NEWS & INSIGHTS
As passwords become more sophisticated, so do hackers. Thieves are experts at stealing passwords, leaving your business and customers at serious risk. Eighty-one percent of hacking-related breaches leveraged stolen or weak passwords, and eight in 10 people are deeply worried about online security.
What is the best way to move beyond traditional passwords and keep data safe? Fortunately technology has advanced, providing new and more secure ways to keep hackers out of your systems.
Understanding the password problem
Passwords are an expensive problem, mostly because hackers have become more skillful at stealing passwords and exploiting that information to maximize their gains. For example, a hacker might steal the passwords of a company’s customers and then use those passwords to hack into multiple accounts — because the majority of people use one password for several different accounts. In fact, three out of four consumers duplicate passwords, many of which haven’t been changed for five years or longer.
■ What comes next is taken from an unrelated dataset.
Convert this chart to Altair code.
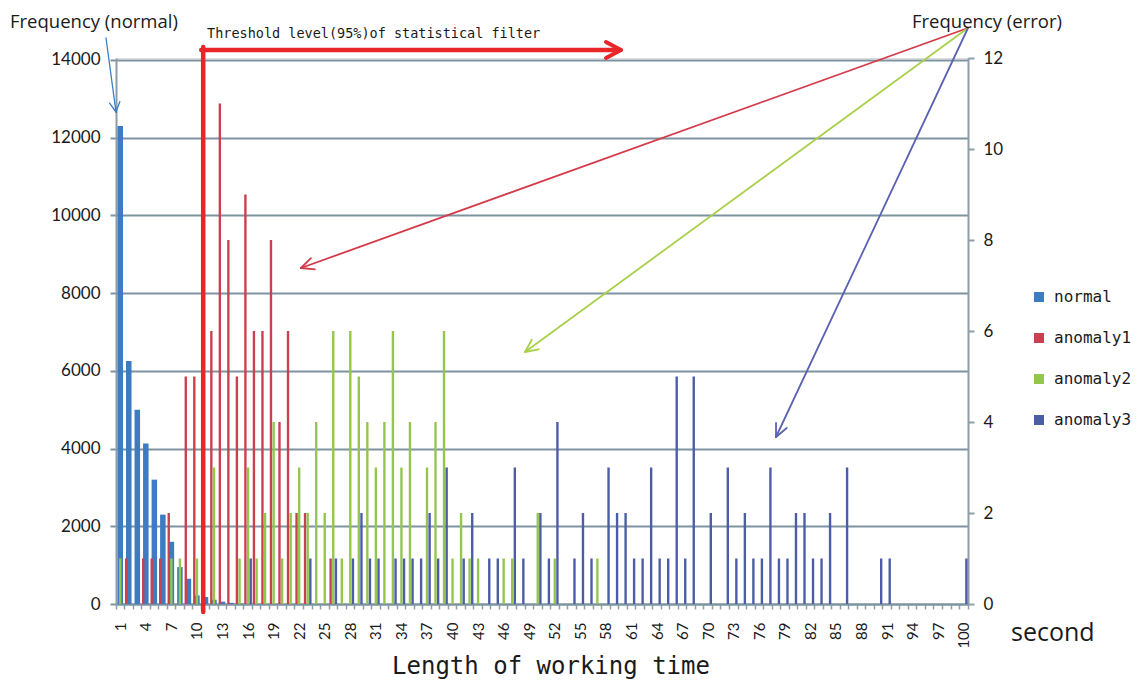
import math
import altair as alt
import pandas as pd

# ---------------- data ----------------
categories = list(range(1, 101))
series_names = ["normal", "anomaly1", "anomaly2", "anomaly3"]
series_colors = ["#3d7cc2", "#c9404e", "#94c64e", "#4c5da8"]

normal_seconds = [1, 2, 3, 4, 5, 6, 7, 8, 9, 10, 11, 12, 13, 14, 15]
normal_values = [12300, 6250, 5000, 4130, 3200, 2300, 1600, 950, 650, 220, 180, 110, 60, 30, 15]

anomaly1_seconds = [2, 4, 5, 6, 7, 9, 10, 11, 12, 13, 14, 15, 16, 17, 18, 19, 20, 21, 22, 23, 26]
anomaly1_values = [1, 1, 1, 1, 2, 5, 5, 7, 6, 11, 8, 5, 9, 6, 6, 8, 4, 6, 2, 2, 1]

anomaly2_seconds = [1, 7, 8, 10, 12, 15, 16, 17, 18, 19, 20, 21, 22, 23, 24, 25, 26, 27, 28, 29,
                    30, 31, 32, 33, 34, 35, 37, 38, 39, 40, 41, 42, 43, 46, 47, 50, 52, 57]
anomaly2_values = [1, 1, 1, 1, 3, 1, 3, 1, 2, 4, 1, 2, 3, 2, 4, 2, 6, 1, 6, 5,
                   4, 3, 4, 6, 3, 4, 3, 4, 6, 1, 2, 1, 1, 1, 1, 2, 1, 1]

anomaly3_seconds = [16, 23, 26, 28, 29, 30, 31, 33, 34, 35, 36, 37, 38, 39, 41, 42, 44, 45, 47, 48,
                    50, 51, 52, 54, 55, 56, 58, 59, 60, 61, 62, 63, 64, 65, 66, 67, 68, 70, 72, 73,
                    74, 75, 76, 77, 78, 79, 80, 81, 82, 83, 84, 86, 90, 91, 100]
anomaly3_values = [1, 1, 1, 1, 2, 1, 1, 1, 1, 1, 1, 2, 1, 3, 1, 2, 1, 1, 3, 1,
                   2, 1, 4, 1, 2, 1, 3, 2, 2, 1, 1, 3, 1, 1, 5, 1, 5, 2, 3, 1,
                   2, 1, 1, 3, 1, 1, 2, 2, 1, 1, 2, 3, 1, 1, 1]

left_ticks = [0, 2000, 4000, 6000, 8000, 10000, 12000, 14000]
right_ticks = [0, 2, 4, 6, 8, 10, 12]
threshold_second = 10

# ---------------- tables ----------------
normal_df = pd.DataFrame({"second": normal_seconds, "count": normal_values, "series": "normal"})
anom_rows = []
for name, secs, vals in [("anomaly1", anomaly1_seconds, anomaly1_values),
                         ("anomaly2", anomaly2_seconds, anomaly2_values),
                         ("anomaly3", anomaly3_seconds, anomaly3_values)]:
    for s, v in zip(secs, vals):
        anom_rows.append({"second": s, "count": v, "series": name})
anom_df = pd.DataFrame(anom_rows)

# ---------------- layout constants ----------------
W, H = 852, 546
OX, OY = 116, 58          # page position of plot origin
GRID = "#7d939f"
AXIS = "#8d9ea8"
TXT = "#1a1a1a"

color_enc = alt.Color(
    "series:N",
    scale=alt.Scale(domain=series_names, range=series_colors),
    legend=alt.Legend(
        title=None, orient="none", legendX=915, legendY=231,
        symbolType="square", symbolSize=100, symbolStrokeWidth=0,
        labelFont="DejaVu Sans Mono", labelFontSize=16, labelColor=TXT,
        labelOffset=7, rowPadding=25, padding=0,
    ),
)

x_enc = alt.X(
    "second:O",
    scale=alt.Scale(domain=categories, paddingInner=0.1, paddingOuter=0.05),
    axis=alt.Axis(
        title=None, labelAngle=270, labelFont="Lato", labelFontSize=15, labelColor=TXT,
        labelExpr="(datum.value - 1) % 3 == 0 ? datum.label : ''", labelOverlap=False,
        tickBand="extent", tickSize=5, tickColor=AXIS, tickWidth=1.5,
        labelPadding=13, domainColor=GRID, domainWidth=2,
    ),
)

normal_bars = alt.Chart(normal_df).mark_bar(width=alt.RelativeBandSize(0.72)).encode(
    x=x_enc,
    y=alt.Y(
        "count:Q",
        scale=alt.Scale(domain=[0, 14050], nice=False),
        axis=alt.Axis(
            orient="left", values=left_ticks, format="d", title=None, grid=True, gridColor=GRID, gridWidth=2,
            domainColor=AXIS, domainWidth=2, tickSize=6, tickColor=GRID, tickWidth=2,
            labelFont="Lato", labelFontSize=17, labelColor=TXT, labelPadding=10,
        ),
    ),
    color=color_enc,
)

anom_bars = alt.Chart(anom_df).mark_bar().encode(
    x=x_enc,
    xOffset=alt.XOffset("series:N", scale=alt.Scale(domain=["anomaly1", "anomaly2", "anomaly3"], paddingInner=0.1)),
    y=alt.Y(
        "count:Q",
        scale=alt.Scale(domain=[0, 12], nice=False),
        axis=alt.Axis(
            orient="right", values=right_ticks, title=None, grid=False,
            domainColor=AXIS, domainWidth=2, tickSize=6, tickColor=AXIS, tickWidth=2,
            labelFont="Lato", labelFontSize=17, labelColor=TXT, labelPadding=9,
        ),
    ),
    color=color_enc,
)

# ---------------- annotations (page coordinates) ----------------
def head(tip, tail, length=13, spread=27):
    dx, dy = tail[0] - tip[0], tail[1] - tip[1]
    n = math.hypot(dx, dy)
    ux, uy = dx / n, dy / n
    out = []
    for sgn in (1, -1):
        a = math.radians(spread * sgn)
        rx = ux * math.cos(a) - uy * math.sin(a)
        ry = ux * math.sin(a) + uy * math.cos(a)
        out.append((tip, (tip[0] + rx * length, tip[1] + ry * length)))
    return out

thr_x = OX + threshold_second * W / len(categories) + 2
segs = []  # (p1, p2, color, width)
red_thick = "#e8262a"
segs.append(((thr_x, 47), (thr_x, 612), red_thick, 4.5))
segs.append(((thr_x - 2, 50), (619, 50), red_thick, 4.5))
for a, b in head((621, 50), (560, 50), length=17, spread=28):
    segs.append((a, b, red_thick, 4))

src = (968, 28)
for tip, col in [((301, 268), "#d33b4b"), ((525, 352), "#a9d04a"), ((776, 437), "#5a62b2")]:
    segs.append((src, tip, col, 1.8))
    for a, b in head(tip, src, length=14, spread=25):
        segs.append((a, b, col, 1.8))

np_tip = (116, 112)
np_src = (106, 38)
segs.append((np_src, np_tip, "#3d7cc2", 1.3))
for a, b in head(np_tip, np_src, length=11, spread=28):
    segs.append((a, b, "#3d7cc2", 1.3))

ann_df = pd.DataFrame([
    {"x": p1[0] - OX, "y": p1[1] - OY, "x2": p2[0] - OX, "y2": p2[1] - OY, "c": c, "w": w}
    for p1, p2, c, w in segs
])

ann = alt.Chart(ann_df).mark_rule(strokeCap="round").encode(
    x=alt.X("x:Q", scale=None, axis=None),
    y=alt.Y("y:Q", scale=None, axis=None),
    x2="x2:Q",
    y2="y2:Q",
    stroke=alt.Stroke("c:N", scale=None),
    strokeWidth=alt.StrokeWidth("w:Q", scale=None),
)

def label(text, px, py, font, size, align="left"):
    return alt.Chart(pd.DataFrame({"t": [text]})).mark_text(
        font=font, fontSize=size, color=TXT, align=align, baseline="middle"
    ).encode(text="t:N", x=alt.value(px - OX), y=alt.value(py - OY))

texts = [
    label("Frequency (normal)", 10, 22, "Open Sans", 18.5),
    label("Frequency (error)", 912, 22, "Open Sans", 18.5),
    label("Threshold level(95%)of statistical filter", 207, 34, "DejaVu Sans Mono", 13.5),
    label("second", 1011, 633, "Open Sans", 25),
    label("Length of working time", 551, 667, "DejaVu Sans Mono", 24, align="center"),
]

chart = alt.layer(normal_bars, anom_bars, ann, *texts).resolve_scale(y="independent").properties(
    width=W, height=H,
    padding={"left": OX - 8, "top": OY - 8, "right": 1126 - (OX - 8) - W, "bottom": 672 - (OY - 8) - H},
    autosize=alt.AutoSizeParams(type="none"),
).configure_view(stroke=None).configure(background="white")

chart.save("out.html", embed_options={"renderer": "svg", "actions": False})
Managing passwords is also costly for businesses. Microsoft spends more than $2 million fielding help desk calls each month to help people change passwords. Although your company may be smaller, the cost of managing traditional passwords is still high, and there are more advanced solutions available to minimize those costs.
The evolution of biometrics
Many people use biometrics without realizing it. For example, when you took out your smartphone this morning, you may have entered a password — but if your phone is a newer model, you likely used a fingerprint instead. This is biometrics at work.
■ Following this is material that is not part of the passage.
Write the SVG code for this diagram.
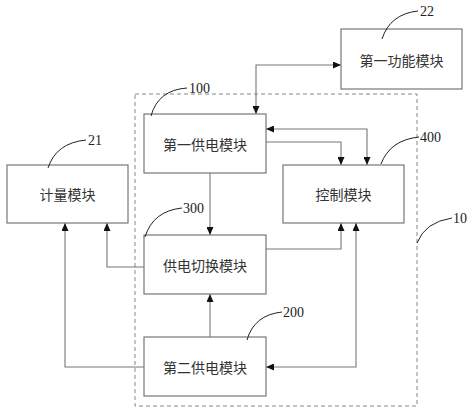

With the above-described spike in cybercrime, this protective technology is becoming increasingly attractive to businesses. Customers and employees who use typical passwords face security concerns, but creating passwords that meet security standards isn’t always user-friendly. For each user, biometrics uses unique identifying data, such as a fingerprint — making it more difficult for hackers to access sensitive data.
Multifactor authentication confirms identification of the user who provides at least two pieces of information. For example, users might provide some information they have, such as a password, and leverage something they possess, such as a cellphone
Take, for example, a person logging into a website. He must first furnish something known, such as, again, a password; then he must provide some information that has been sent to him, such as a code sent via text message.
One of the largest benefits of MFA is that it allows organizations to use advanced security options, such as a single sign-on, which makes things easier for users and harder for hackers. Once users have successfully signed on, they are admitted into all apps without needing to enter credentials multiple times.